Though much of the new-for-2025 Ducati was discarded in the pre-season, most notably the new engine, what is different has been enough for Bagnaia to feel unsettled in the early stages of the campaign, specifically in terms of corner entry.

He initially felt limited in terms of being able to trigger a controlled rear slide, but now seems more hamstrung by a general front instability that he indicated team-mate Marquez is much more adept at working around.

Pecco Bagnaia, Ducati, MotoGP

And while Bagnaia had hoped the first in-season day of testing at Jerez would provide answers, it hadn't - and he is now resigned to there being no quick fix.

“Finally I understood after six grands prix that what I want from the bike is not there anymore," he summed up on Friday at Le Mans. "So I need to find performance in different ways.

"We tried everything, to find back what I want, that is braking-entry in a more solid way.


Bagnaia qualifying gaps to Marquez

Thailand: 0.173s
Argentina: 0.351s
Austin: 0.523s
Qatar: 1.081s
Spain: 0.112s


"This season I feel much more movement from the front in this area. So today I just tried to adapt myself and do a step by my own [as opposed to by changing the bike], and it worked, finally.

"I am not confident to do it - but it's the only way to be more competitive. I'm a bit- not 'upset', but I feel mad that my greatest point, that was braking-entry, is not anymore a good thing. But it is what it is.”

Bagnaia insisted that just going back to a 2024-spec bike - which is in theory easy to execute, especially as the 2024 engine has been homologated again - is still "not a good idea". He previously acknowledged that Marquez's level of performance shows the potential of the new Ducati Desmosedici.

And he also said both his crew and Ducati are doing an "amazing job" to try to help him.

Pecco Bagnaia, Ducati, MotoGP

But he lamented: "It's not an easy process, because it's from 2020 that I'm riding in this way. The bikes were changing but the feeling was very similar in braking-entry.

"And this season [it is] not. I can't find this feeling back.”

It means his confidence "is not at the top" - and while the current performance level is acceptable, he indicates it is not befitting of what he'd achieved in MotoGP in recent years.

"I'm a rider that in the last four seasons won 30 grands prix, was the one who won the most. I will be happy when I continue winning and [when] I will have the feeling to win again.

"The one I won in Austin was really good for me, but the fastest [rider] was missing [because Marquez crashed]. So I need to fight and win against the fastest - that is Marc this morning. This is the only way to make me happy again, but we've started in a good way here.”

Chassis specs

Pecco Bagnaia and Marc Marquez, Ducati, MotoGP

Ducati introduced a modified chassis in the Jerez test that was also being used on Friday by Marquez as one of his two bikes.

Bagnaia has not had the time to test it out properly and said he might switch to it come Aragon in June - though he presumably means the post-race test rather than the weekend.
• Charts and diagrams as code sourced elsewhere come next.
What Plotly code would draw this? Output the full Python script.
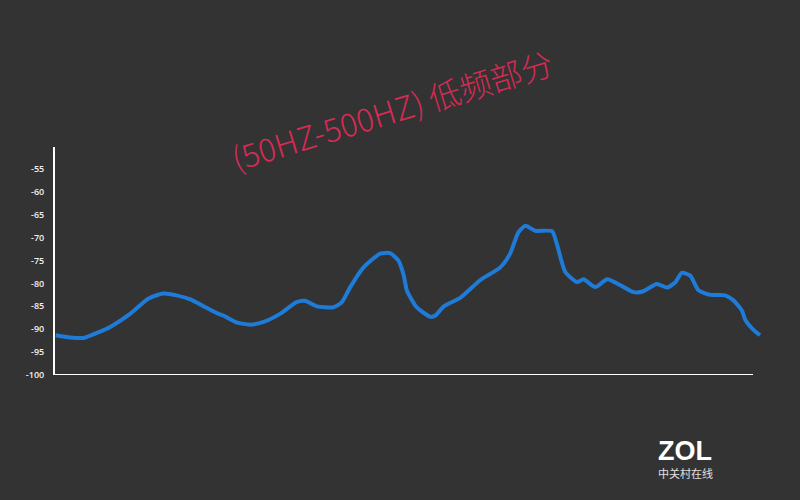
import plotly.graph_objects as go

# Relative position along the 50Hz-500Hz band (0 = left end, 100 = right end of axis)
position = [0.1, 2.2, 4.1, 6.0, 7.9, 10.8, 13.4, 15.5, 17.4, 19.4, 21.3, 23.2, 24.1,
            26.0, 28.0, 29.9, 32.3, 34.6, 35.8, 37.5, 39.9, 41.1, 42.3, 44.2, 46.6,
            48.0, 49.2, 49.9, 50.4, 50.9, 51.8, 53.8, 54.5, 55.7, 58.1, 60.9, 63.8,
            65.2, 66.4, 67.4, 68.8, 71.2, 71.9, 73.1, 74.8, 75.7, 77.4, 79.1, 81.0,
            82.9, 84.3, 86.2, 87.7, 88.9, 89.8, 91.0, 92.2, 93.9, 96.0, 97.2, 98.4,
            98.9, 100.1, 101.0]
level_db = [-91.3, -91.8, -91.9, -90.8, -89.5, -86.6, -83.3, -82.2, -82.6, -83.5, -85.0,
            -86.5, -87.0, -88.5, -89.0, -88.4, -86.6, -84.1, -83.8, -85.0, -85.2, -84.1,
            -80.8, -76.5, -73.5, -73.4, -75.0, -77.9, -81.5, -83.0, -85.2, -87.3, -87.0,
            -85.0, -83.1, -79.3, -76.5, -73.5, -68.8, -67.4, -68.5, -68.6, -71.4, -77.5,
            -79.7, -79.1, -80.8, -79.1, -80.4, -81.9, -81.7, -80.1, -80.9, -79.7, -77.7,
            -78.3, -81.5, -82.5, -82.6, -83.7, -85.9, -88.0, -90.2, -91.3]
y_ticks = [-55, -60, -65, -70, -75, -80, -85, -90, -95, -100]
title_text = "(50HZ-500HZ) 低频部分"
logo_text = "ZOL"
logo_sub = "中关村在线"

BG = "#333333"

fig = go.Figure()
fig.add_trace(go.Scatter(
    x=position, y=level_db, mode="lines",
    line=dict(color="#1E7BD8", width=4, shape="spline", smoothing=0.6),
    hoverinfo="skip", showlegend=False, cliponaxis=False,
))

# x axis baseline (no tick labels in the original)
fig.add_shape(type="line", xref="x", yref="y", x0=0, x1=100, y0=-100, y1=-100,
              line=dict(color="#ffffff", width=2), layer="above")

fig.add_annotation(text=title_text, xref="paper", yref="paper", x=0.474, y=1.165,
                   xanchor="center", yanchor="middle", textangle=-17, showarrow=False,
                   font=dict(family="Noto Sans CJK SC", size=32, color="#D52B55", weight=300))
fig.add_annotation(text=logo_text, xref="paper", yref="paper",
                   x=0.885, y=-0.335, xanchor="center", yanchor="middle", showarrow=False,
                   font=dict(family="Liberation Sans", size=27, color="#ffffff", weight=900))
fig.add_annotation(text=logo_sub, xref="paper", yref="paper",
                   x=0.885, y=-0.43, xanchor="center", yanchor="middle", showarrow=False,
                   font=dict(family="Noto Sans CJK SC", size=11, color="#e0e0e0"))

fig.update_layout(
    width=800, height=500,
    paper_bgcolor=BG, plot_bgcolor=BG,
    margin=dict(l=55, r=33, t=147, b=125),
    xaxis=dict(range=[0, 102], showgrid=False, zeroline=False, showline=False,
               showticklabels=False, ticks=""),
    yaxis=dict(range=[-100, -50.2], tickvals=y_ticks, ticktext=[str(v) for v in y_ticks],
               showgrid=False, zeroline=False, showline=True, linecolor="#ffffff",
               linewidth=2, ticks="", ticklabelstandoff=7,
               tickfont=dict(family="Open Sans", size=9, color="#f0f0f0", weight=600)),
)

fig.write_html("out.html", config={"displayModeBar": False},
               post_script="document.body.style.margin='0';")
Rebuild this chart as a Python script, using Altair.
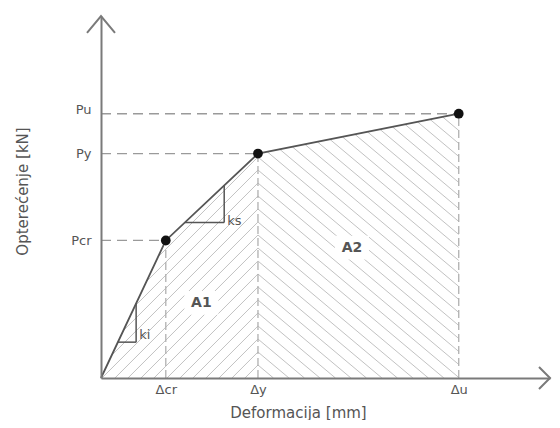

But Marquez insisted in any case that the chassis was a Ducati request to try out and not a performance differentiator. Though it carried him to a new record MotoGP lap on Friday, he's convinced that kind of pace was also available from his standard bike.

He says that this newer chassis, rather than bringing an immediate performance boost, is one Ducati engineers believe can offer a higher performance ceiling going forward.

"Why? I don't know," Marquez admitted. "But they told me that. So at the moment I'm trying because I have a good feeling with both bikes - I have the same feeling, this is the most important."

Marquez looked to have a lot of pace in hand through Friday in whichever configuration, and while two riders - Bagnaia and Fabio Quartararo - got within two tenths of his benchmark in the end, they were helped by Marquez going so fast on his first 'qualifying sim' that he decided he could afford to run the second with a medium rear instead of the more performant soft rear.